Source code of charts:
· · · · · · ·

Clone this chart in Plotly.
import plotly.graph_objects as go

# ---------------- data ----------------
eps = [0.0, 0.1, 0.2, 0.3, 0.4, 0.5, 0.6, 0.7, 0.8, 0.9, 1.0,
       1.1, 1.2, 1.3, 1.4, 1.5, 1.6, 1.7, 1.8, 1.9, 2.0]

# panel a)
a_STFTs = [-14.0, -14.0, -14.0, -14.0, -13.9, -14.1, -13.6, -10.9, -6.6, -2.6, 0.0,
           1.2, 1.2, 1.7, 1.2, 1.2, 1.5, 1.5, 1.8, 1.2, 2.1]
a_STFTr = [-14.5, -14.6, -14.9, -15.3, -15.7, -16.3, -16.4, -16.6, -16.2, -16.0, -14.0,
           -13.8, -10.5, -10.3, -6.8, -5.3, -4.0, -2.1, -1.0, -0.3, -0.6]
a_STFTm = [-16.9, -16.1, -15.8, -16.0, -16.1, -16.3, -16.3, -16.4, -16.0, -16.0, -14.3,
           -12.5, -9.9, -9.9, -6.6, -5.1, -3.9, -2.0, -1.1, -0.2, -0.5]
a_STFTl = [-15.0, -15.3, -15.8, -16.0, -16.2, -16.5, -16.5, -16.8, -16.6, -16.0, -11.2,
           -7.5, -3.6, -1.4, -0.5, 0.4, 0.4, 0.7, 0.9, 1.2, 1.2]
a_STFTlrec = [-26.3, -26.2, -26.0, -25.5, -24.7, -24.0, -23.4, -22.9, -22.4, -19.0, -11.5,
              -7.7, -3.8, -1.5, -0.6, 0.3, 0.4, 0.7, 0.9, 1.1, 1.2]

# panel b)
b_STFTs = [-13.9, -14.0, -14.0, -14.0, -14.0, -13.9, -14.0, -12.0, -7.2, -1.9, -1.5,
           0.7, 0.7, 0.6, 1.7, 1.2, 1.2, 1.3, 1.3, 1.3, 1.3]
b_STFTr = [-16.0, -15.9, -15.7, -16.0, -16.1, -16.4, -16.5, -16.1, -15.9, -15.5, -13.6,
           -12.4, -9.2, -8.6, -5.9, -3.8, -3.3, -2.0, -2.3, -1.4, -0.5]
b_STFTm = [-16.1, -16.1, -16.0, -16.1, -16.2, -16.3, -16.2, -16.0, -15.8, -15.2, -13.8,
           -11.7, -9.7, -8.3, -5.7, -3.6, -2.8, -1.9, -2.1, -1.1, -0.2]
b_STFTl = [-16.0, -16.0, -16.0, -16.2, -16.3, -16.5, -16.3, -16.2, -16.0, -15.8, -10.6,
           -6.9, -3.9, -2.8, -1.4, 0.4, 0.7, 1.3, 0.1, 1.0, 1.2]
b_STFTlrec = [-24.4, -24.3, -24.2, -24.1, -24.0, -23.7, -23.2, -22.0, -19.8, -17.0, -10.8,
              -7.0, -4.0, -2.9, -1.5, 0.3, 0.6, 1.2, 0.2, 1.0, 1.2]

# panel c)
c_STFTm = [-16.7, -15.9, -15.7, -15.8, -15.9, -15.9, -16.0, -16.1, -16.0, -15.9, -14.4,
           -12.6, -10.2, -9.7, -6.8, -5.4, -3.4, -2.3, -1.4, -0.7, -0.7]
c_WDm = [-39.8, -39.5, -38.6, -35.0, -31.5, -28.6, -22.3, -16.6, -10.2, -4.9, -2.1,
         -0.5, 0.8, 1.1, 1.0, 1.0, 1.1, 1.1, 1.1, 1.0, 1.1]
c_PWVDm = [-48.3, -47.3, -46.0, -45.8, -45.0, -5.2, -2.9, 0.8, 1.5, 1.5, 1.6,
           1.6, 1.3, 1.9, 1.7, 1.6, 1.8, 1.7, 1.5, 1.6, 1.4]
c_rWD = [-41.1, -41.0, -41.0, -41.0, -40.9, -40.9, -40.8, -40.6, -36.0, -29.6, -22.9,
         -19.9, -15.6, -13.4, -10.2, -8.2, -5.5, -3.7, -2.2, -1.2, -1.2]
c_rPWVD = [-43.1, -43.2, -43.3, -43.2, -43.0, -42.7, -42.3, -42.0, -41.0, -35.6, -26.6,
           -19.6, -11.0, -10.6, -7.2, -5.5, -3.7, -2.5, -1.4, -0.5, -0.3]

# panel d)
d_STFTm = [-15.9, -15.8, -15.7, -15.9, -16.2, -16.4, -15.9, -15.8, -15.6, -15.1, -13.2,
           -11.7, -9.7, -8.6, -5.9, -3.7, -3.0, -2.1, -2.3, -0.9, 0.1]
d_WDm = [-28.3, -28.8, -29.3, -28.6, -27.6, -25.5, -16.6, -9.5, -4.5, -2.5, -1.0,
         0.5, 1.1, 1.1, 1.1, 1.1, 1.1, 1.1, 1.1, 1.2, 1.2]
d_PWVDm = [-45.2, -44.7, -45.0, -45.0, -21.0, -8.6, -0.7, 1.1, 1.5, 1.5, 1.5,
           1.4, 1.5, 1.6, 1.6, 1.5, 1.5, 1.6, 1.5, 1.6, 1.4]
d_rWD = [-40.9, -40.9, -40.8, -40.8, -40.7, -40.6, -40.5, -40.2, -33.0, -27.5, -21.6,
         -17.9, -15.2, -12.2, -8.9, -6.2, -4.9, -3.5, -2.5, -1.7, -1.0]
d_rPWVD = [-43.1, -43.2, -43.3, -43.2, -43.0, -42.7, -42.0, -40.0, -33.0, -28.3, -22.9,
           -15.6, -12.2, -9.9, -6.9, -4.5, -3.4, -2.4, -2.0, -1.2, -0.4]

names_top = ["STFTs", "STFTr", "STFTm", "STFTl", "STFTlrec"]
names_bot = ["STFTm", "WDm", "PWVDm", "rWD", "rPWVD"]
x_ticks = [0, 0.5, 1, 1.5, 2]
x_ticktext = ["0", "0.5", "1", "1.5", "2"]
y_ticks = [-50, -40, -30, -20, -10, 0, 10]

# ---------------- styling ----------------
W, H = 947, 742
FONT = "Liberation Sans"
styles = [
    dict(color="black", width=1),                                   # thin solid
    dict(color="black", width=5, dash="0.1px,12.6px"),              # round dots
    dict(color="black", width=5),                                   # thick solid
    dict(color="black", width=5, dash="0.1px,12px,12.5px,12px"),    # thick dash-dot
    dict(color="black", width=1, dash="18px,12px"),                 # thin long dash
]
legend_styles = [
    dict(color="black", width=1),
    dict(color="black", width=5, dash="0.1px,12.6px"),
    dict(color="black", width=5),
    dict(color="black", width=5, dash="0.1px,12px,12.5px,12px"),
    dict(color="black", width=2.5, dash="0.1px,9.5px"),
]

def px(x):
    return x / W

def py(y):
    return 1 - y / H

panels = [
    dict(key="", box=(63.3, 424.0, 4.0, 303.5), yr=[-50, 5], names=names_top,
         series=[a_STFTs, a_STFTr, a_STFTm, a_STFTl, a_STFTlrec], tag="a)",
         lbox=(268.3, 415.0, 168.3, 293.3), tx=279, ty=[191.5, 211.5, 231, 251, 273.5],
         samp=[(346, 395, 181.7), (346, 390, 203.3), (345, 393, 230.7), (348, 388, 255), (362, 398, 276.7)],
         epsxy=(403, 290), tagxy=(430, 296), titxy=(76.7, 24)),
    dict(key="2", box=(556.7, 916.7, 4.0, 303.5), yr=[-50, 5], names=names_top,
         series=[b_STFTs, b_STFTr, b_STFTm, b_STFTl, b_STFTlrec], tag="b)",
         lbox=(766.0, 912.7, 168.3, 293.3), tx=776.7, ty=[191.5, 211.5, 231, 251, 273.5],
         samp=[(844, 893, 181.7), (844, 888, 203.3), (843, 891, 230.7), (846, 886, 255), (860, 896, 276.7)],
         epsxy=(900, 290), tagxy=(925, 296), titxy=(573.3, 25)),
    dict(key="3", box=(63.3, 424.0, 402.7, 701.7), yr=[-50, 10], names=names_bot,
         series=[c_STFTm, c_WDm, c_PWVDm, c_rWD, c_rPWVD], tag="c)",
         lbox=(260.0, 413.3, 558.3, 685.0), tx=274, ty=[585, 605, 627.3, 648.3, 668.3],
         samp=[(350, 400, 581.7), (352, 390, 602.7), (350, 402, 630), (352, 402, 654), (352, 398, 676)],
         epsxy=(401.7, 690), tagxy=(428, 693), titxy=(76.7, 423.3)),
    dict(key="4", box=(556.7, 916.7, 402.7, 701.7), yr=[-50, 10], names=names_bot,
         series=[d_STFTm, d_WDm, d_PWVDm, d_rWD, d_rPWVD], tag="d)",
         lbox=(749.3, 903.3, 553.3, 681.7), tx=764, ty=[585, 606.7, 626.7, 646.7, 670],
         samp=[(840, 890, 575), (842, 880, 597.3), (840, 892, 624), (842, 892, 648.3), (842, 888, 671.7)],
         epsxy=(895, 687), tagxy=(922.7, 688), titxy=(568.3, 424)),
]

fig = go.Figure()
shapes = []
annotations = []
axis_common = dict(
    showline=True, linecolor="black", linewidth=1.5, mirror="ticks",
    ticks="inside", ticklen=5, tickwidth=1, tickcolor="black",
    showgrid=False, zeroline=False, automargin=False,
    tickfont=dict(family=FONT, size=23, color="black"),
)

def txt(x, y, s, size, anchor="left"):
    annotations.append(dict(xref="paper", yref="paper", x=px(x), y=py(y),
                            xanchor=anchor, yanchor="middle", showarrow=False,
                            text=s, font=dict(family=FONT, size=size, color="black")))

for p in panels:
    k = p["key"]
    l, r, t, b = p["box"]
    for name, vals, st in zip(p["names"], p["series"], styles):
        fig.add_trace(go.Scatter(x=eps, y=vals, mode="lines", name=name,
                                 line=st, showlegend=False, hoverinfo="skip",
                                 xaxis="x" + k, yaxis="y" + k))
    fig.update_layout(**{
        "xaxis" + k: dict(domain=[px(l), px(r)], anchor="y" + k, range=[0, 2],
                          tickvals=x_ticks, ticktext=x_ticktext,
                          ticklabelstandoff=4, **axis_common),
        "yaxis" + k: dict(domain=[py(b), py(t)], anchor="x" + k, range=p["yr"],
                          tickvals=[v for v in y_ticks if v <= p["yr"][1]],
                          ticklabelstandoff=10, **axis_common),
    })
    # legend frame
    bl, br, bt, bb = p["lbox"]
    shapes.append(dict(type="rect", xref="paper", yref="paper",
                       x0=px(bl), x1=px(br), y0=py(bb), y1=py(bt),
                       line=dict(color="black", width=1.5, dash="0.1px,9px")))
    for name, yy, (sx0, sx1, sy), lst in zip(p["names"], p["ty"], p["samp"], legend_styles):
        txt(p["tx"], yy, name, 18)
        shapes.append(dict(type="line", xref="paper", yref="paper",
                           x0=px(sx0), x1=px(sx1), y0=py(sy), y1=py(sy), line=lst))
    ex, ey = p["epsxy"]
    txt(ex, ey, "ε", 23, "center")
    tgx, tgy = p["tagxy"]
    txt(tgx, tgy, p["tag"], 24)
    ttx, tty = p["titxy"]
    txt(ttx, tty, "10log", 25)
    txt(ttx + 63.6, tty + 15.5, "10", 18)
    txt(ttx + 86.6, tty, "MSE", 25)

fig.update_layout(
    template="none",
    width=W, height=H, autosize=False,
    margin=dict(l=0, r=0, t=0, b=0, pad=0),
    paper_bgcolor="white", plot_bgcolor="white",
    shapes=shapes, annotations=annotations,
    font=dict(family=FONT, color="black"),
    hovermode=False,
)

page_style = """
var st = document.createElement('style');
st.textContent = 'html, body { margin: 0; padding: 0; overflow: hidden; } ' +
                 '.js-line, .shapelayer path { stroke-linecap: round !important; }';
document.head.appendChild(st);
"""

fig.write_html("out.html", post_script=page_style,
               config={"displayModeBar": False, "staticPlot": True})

· · · · · · ·

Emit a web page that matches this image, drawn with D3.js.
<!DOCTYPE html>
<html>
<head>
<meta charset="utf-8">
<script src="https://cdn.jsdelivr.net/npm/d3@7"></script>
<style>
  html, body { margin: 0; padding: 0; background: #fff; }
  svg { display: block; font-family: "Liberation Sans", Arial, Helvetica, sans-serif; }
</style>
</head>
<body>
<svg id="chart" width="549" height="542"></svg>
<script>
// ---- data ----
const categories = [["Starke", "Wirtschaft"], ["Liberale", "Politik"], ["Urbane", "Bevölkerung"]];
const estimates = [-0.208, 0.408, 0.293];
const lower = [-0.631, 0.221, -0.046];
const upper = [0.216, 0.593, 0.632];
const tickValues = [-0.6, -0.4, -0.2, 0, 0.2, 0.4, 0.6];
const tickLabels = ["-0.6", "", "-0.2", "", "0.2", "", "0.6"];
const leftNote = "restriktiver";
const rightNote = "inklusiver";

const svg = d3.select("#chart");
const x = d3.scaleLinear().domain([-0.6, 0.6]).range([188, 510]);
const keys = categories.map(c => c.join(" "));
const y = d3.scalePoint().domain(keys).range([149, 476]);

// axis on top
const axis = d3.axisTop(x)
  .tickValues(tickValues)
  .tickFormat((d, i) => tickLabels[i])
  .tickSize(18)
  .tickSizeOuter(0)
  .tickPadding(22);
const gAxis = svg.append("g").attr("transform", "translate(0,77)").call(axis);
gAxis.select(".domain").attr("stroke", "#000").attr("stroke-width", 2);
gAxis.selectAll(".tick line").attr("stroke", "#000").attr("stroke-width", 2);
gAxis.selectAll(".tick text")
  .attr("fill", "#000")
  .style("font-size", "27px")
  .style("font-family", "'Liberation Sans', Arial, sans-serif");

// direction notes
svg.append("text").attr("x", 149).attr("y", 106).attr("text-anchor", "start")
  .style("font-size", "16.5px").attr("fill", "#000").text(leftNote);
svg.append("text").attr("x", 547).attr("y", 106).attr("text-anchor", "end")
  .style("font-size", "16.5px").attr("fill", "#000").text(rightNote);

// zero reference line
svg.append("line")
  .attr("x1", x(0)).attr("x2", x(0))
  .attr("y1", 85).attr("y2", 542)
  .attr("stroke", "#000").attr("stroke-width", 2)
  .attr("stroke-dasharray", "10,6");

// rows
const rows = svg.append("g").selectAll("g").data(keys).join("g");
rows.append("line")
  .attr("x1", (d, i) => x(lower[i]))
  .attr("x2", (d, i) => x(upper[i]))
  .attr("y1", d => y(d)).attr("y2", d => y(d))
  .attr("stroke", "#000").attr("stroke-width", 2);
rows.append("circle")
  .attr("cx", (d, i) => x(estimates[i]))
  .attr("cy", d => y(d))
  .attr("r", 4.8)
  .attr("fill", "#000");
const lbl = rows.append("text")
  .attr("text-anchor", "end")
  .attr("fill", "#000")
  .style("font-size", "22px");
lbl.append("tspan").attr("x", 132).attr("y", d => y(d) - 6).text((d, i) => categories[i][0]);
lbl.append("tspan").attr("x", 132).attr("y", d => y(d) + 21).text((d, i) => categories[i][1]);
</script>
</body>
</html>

· · · · · · ·

### TASK REQUIREMENTS
Above are the entries. Quote exactly the lines from the one bearing "Clone this chart in Plotly." through the one bearing "1.1, 1.2, 1.3, 1.4, 1.5, 1.6, 1.7, 1.8, 1.9, 2.0]".

### RESPONSE TO THE TASK
Clone this chart in Plotly.
import plotly.graph_objects as go

# ---------------- data ----------------
eps = [0.0, 0.1, 0.2, 0.3, 0.4, 0.5, 0.6, 0.7, 0.8, 0.9, 1.0,
       1.1, 1.2, 1.3, 1.4, 1.5, 1.6, 1.7, 1.8, 1.9, 2.0]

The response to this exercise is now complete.